The latest results are therefore illuminating, and confirm much of the price discussion in this column over the past year. For 2005 was indeed a tale of two markets, with villas performing substantially better than apartments.

In fact, the average price per square foot of a Dubai villa improved by 31% over the 12 month period. Thankfully the HPI was retrospectively set back to January 2005, so the annual movement is available.

Apartments rebound


But the story for apartments had a twist in the tale. According to the HPI the average price of apartments fell by 10% in the first half of 2005, and then rebounded back in the second half, to close pretty much exactly where it started.

Now one factor that ought to be considered is that the general level of inflation in Dubai during 2005 was running at 15-20%, according to the National Bank of Dubai's recent bulletin.

Hence if house prices are adjusted for inflation then apartment prices fell in real terms while, villas posted around a 10% real gain in value. On the other hand, rental prices soared by an average of 38% on Asteco's estimate, so rental yields were up.

However, both the new price data and the rental yield situation support the argument to buy rather than rent Dubai property. The nominal value of an investment has been protected in 2005, and improved in the case of villas, while the rent that would be paid to live in a comparable property has gone up substantially.

End-users dominate


Agents report that the Dubai property market has swung from being a place for speculators out for a quick dirham to becoming an end-user market with today's buyer typically being somebody who intends to live in a property, possibly for quite a long time.

It is not hard to see why.

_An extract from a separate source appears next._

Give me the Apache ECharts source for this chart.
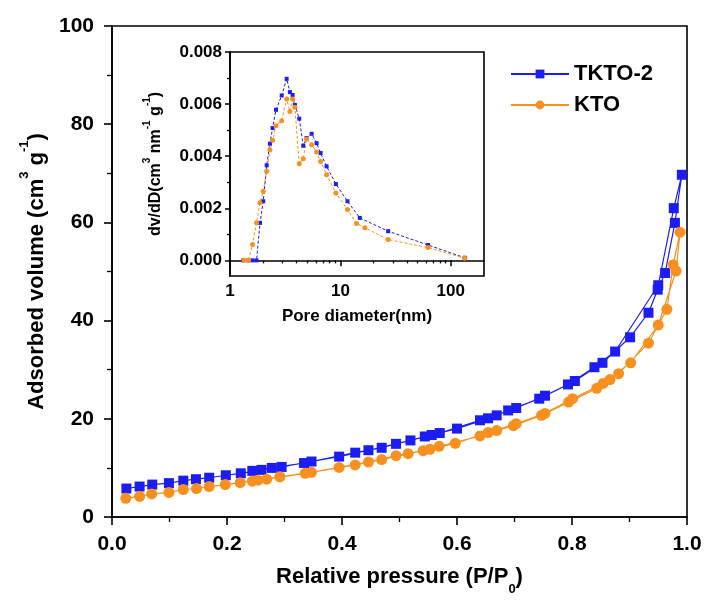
<!DOCTYPE html>
<html>
<head>
<meta charset="utf-8">
<script src="https://cdn.jsdelivr.net/npm/echarts@6/dist/echarts.min.js"></script>
<style>
  html, body { margin: 0; padding: 0; background: #fff; }
  #chart { width: 709px; height: 601px; }
</style>
</head>
<body>
<div id="chart"></div>
<script>
// N2 isotherms, [P/P0, volume]
var tktoAds = [[0.025,5.8],[0.048,6.2],[0.070,6.6],[0.099,6.9],[0.124,7.4],[0.146,7.7],[0.169,8.0],[0.198,8.5],[0.224,8.9],[0.260,9.6],[0.295,10.2],[0.347,11.3],[0.395,12.3],[0.446,13.6],[0.494,14.9],[0.519,15.6],[0.556,16.7],[0.600,18.0],[0.654,20.1],[0.703,22.2],[0.753,24.7],[0.805,27.7],[0.853,31.4],[0.901,36.6],[0.933,41.6],[0.949,46.3],[0.962,49.7],[0.979,59.9],[0.991,69.7]];
var tktoDes = [[0.977,62.9],[0.950,47.2],[0.875,33.7],[0.839,30.5],[0.793,27.0],[0.743,24.1],[0.689,21.7],[0.669,20.7],[0.640,19.7],[0.570,17.1],[0.544,16.4],[0.469,14.1],[0.423,13.1],[0.334,11.0],[0.278,10.0],[0.244,9.4]];
var ktoAds = [[0.024,3.8],[0.048,4.2],[0.069,4.7],[0.099,5.0],[0.124,5.6],[0.147,5.8],[0.169,6.2],[0.197,6.6],[0.223,7.0],[0.254,7.5],[0.292,8.2],[0.347,9.1],[0.395,10.1],[0.446,11.2],[0.494,12.5],[0.515,12.9],[0.553,13.8],[0.597,15.0],[0.654,17.2],[0.703,19.0],[0.753,21.1],[0.801,24.1],[0.854,27.2],[0.902,31.4],[0.950,39.1],[0.981,50.1],[0.988,58.0]];
var ktoDes = [[0.976,51.4],[0.965,42.3],[0.933,35.4],[0.881,29.2],[0.866,28.0],[0.843,26.2],[0.794,23.4],[0.747,20.7],[0.698,18.6],[0.669,17.6],[0.640,16.5],[0.569,14.4],[0.541,13.5],[0.469,11.7],[0.423,10.6],[0.336,8.9],[0.269,7.7],[0.244,7.3]];

// pore size distribution, [diameter nm, dv/dD]
var tktoPsd = [[1.32,0],[1.47,0],[1.60,0],[1.74,0],[1.87,0.00144],[2.00,0.00227],[2.15,0.00365],[2.30,0.00448],[2.43,0.00508],[2.61,0.00578],[2.94,0.00633],[3.26,0.00697],[3.49,0.00646],[3.69,0.00635],[3.87,0.00597],[4.24,0.00544],[4.61,0.00440],[4.94,0.00470],[5.49,0.00486],[6.09,0.00450],[6.62,0.00412],[7.50,0.00361],[9.10,0.00293],[11.6,0.00227],[15.0,0.00163],[27.1,0.00112],[62.3,0.00059],[134,0.00010]];
var ktoPsd = [[1.34,0],[1.47,0],[1.60,0.00061],[1.74,0.00144],[1.87,0.00221],[2.00,0.00265],[2.15,0.00342],[2.30,0.00425],[2.43,0.00461],[2.61,0.00517],[2.94,0.00536],[3.26,0.00620],[3.49,0.00572],[3.69,0.00620],[3.87,0.00588],[4.24,0.00371],[4.61,0.00390],[4.94,0.00466],[5.49,0.00444],[6.09,0.00416],[6.62,0.00380],[7.50,0.00329],[9.10,0.00259],[11.6,0.00195],[14.0,0.00142],[16.7,0.00125],[27.1,0.00080],[62.3,0.00049],[134,0.00008]];

var mainMinorX = [0.1, 0.3, 0.5, 0.7, 0.9];
var mainMinorY = [10, 30, 50, 70, 90];
var insetMajorX = [1, 10, 100];
var insetMinorX = [2,3,4,5,6,7,8,9,20,30,40,50,60,70,80,90];
var insetMajorY = [0, 0.002, 0.004, 0.006, 0.008];
var insetMinorY = [0.001, 0.003, 0.005, 0.007];

var blue = '#1c1cf4';
var orange = '#f8901f';
var font = 'Liberation Sans, Arial, sans-serif';

var chart = echarts.init(document.getElementById('chart'), null, { renderer: 'canvas' });

var axisLine = { lineStyle: { color: '#000', width: 1.6 } };

// axis that only carries short extra ticks
function minorAxis(type, grid, pos, min, max, values, len) {
  return {
    type: type, gridIndex: grid, position: pos, min: min, max: max,
    axisLine: { show: false },
    axisTick: { length: len, customValues: values, lineStyle: { width: 1.3, color: '#000' } },
    splitLine: { show: false },
    axisLabel: { show: false }
  };
}

var option = {
  animation: false,
  backgroundColor: '#fff',
  textStyle: { fontFamily: font, color: '#000', fontWeight: 'bold' },
  legend: {
    data: ['TKTO-2', 'KTO'],
    orient: 'vertical',
    left: 505,
    top: 57,
    itemWidth: 58,
    itemHeight: 11,
    itemGap: 7,
    textStyle: { fontFamily: font, fontSize: 22, fontWeight: 'bold', color: '#000', lineHeight: 24 }
  },
  grid: [
    { left: 112, top: 26, width: 575, height: 492, show: true, borderColor: '#000', borderWidth: 1.6, backgroundColor: 'transparent' },
    { left: 230, top: 52, width: 254, height: 224, show: true, borderColor: '#000', borderWidth: 1.6, backgroundColor: '#fff' }
  ],
  xAxis: [
    {
      type: 'value', gridIndex: 0, position: 'bottom', min: 0, max: 1, interval: 0.2,
      name: '{t|Relative pressure (P/P}{sub|0}{t|)}',
      nameLocation: 'middle', nameGap: 49,
      nameTextStyle: { rich: {
        t: { fontFamily: font, fontSize: 22, fontWeight: 'bold', color: '#000', lineHeight: 30, verticalAlign: 'top' },
        sub: { fontFamily: font, fontSize: 13, fontWeight: 'bold', color: '#000', verticalAlign: 'bottom' }
      } },
      axisLine: axisLine,
      axisTick: { length: 8, lineStyle: { width: 1.6, color: '#000' } },
      splitLine: { show: false },
      axisLabel: { margin: 17, fontSize: 21, fontWeight: 'bold', color: '#000', fontFamily: font,
        formatter: function (v) { return v.toFixed(1); } }
    },
    minorAxis('value', 0, 'bottom', 0, 1, mainMinorX, 5),
    {
      type: 'log', gridIndex: 1, position: 'bottom', min: 1, max: 200, logBase: 10,
      name: 'Pore diameter(nm)', nameLocation: 'middle', nameGap: 32,
      nameTextStyle: { fontFamily: font, fontSize: 17, fontWeight: 'bold', color: '#000' },
      axisLine: axisLine,
      axisTick: { length: 6, customValues: insetMajorX, lineStyle: { width: 1.5, color: '#000' } },
      splitLine: { show: false },
      axisLabel: { margin: 7, fontSize: 17, fontWeight: 'bold', color: '#000', fontFamily: font,
        customValues: insetMajorX, formatter: function (v) { return String(Math.round(v)); } }
    },
    minorAxis('log', 1, 'bottom', 1, 200, insetMinorX, 3)
  ],
  yAxis: [
    {
      type: 'value', gridIndex: 0, position: 'left', min: 0, max: 100, interval: 20,
      name: '{t|Adsorbed volume (cm}{sup|3}{t| g}{sup|-1}{t|)}',
      nameLocation: 'middle', nameGap: 60, nameRotate: 90,
      nameTextStyle: { rich: {
        t: { fontFamily: font, fontSize: 22, fontWeight: 'bold', color: '#000', lineHeight: 30, verticalAlign: 'bottom' },
        sup: { fontFamily: font, fontSize: 13, fontWeight: 'bold', color: '#000', verticalAlign: 'top' }
      } },
      axisLine: axisLine,
      axisTick: { length: 8, lineStyle: { width: 1.6, color: '#000' } },
      splitLine: { show: false },
      axisLabel: { margin: 18, fontSize: 21, fontWeight: 'bold', color: '#000', fontFamily: font }
    },
    minorAxis('value', 0, 'left', 0, 100, mainMinorY, 5),
    {
      type: 'value', gridIndex: 1, position: 'left', min: -0.0006, max: 0.008,
      name: '{t|dv/dD(cm}{sup|3}{t| nm}{sup|-1}{t| g}{sup|-1}{t|)}',
      nameLocation: 'middle', nameGap: 66, nameRotate: 90,
      nameTextStyle: { rich: {
        t: { fontFamily: font, fontSize: 16, fontWeight: 'bold', color: '#000', lineHeight: 22, verticalAlign: 'bottom' },
        sup: { fontFamily: font, fontSize: 10, fontWeight: 'bold', color: '#000', verticalAlign: 'top' }
      } },
      axisLine: axisLine,
      axisTick: { length: 5, customValues: insetMajorY, lineStyle: { width: 1.5, color: '#000' } },
      splitLine: { show: false },
      axisLabel: { margin: 8, fontSize: 17, fontWeight: 'bold', color: '#000', fontFamily: font,
        customValues: insetMajorY, formatter: function (v) { return v.toFixed(3); } }
    },
    minorAxis('value', 1, 'left', -0.0006, 0.008, insetMinorY, 3)
  ],
  series: [
    {
      name: 'TKTO-2', type: 'line', xAxisIndex: 0, yAxisIndex: 0,
      data: tktoAds.concat(tktoDes),
      symbol: 'rect', symbolSize: 10,
      itemStyle: { color: blue }, lineStyle: { color: blue, width: 1.2 }
    },
    {
      name: 'KTO', type: 'line', xAxisIndex: 0, yAxisIndex: 0,
      data: ktoAds.concat(ktoDes),
      symbol: 'circle', symbolSize: 11,
      itemStyle: { color: orange }, lineStyle: { color: orange, width: 1.2 }
    },
    {
      name: 'TKTO-2 PSD', type: 'line', xAxisIndex: 2, yAxisIndex: 2,
      data: tktoPsd,
      symbol: 'rect', symbolSize: 4,
      itemStyle: { color: blue }, lineStyle: { color: blue, width: 1, type: [3, 2] }
    },
    {
      name: 'KTO PSD', type: 'line', xAxisIndex: 2, yAxisIndex: 2,
      data: ktoPsd,
      symbol: 'circle', symbolSize: 5,
      itemStyle: { color: orange }, lineStyle: { color: orange, width: 1, type: [3, 2] }
    }
  ]
};

chart.setOption(option);
</script>
</body>
</html>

Rent rises in Dubai may have been capped at 15% for 2006, but this is still a lot on top of the 2005 surge in rental costs. Many longer-term residents are sitting down with a calculator to work out the total cost of buying and deciding that buying does make sense.

The HPI does not predict the future, but it does at least give a solid indicator of the recent past, and is not based on industry gossip but an accumulation of hard sales data. And if the pattern that has just been published continues into 2006 then we could see further support for nominal house prices, and even an improvement in popular locations and villas, which rather confounds doomsters who hope for a price collapse.

For with high general inflation nominal house prices may stay steady while the cost of everything else goes up considerably, though eventually property will move to catch up.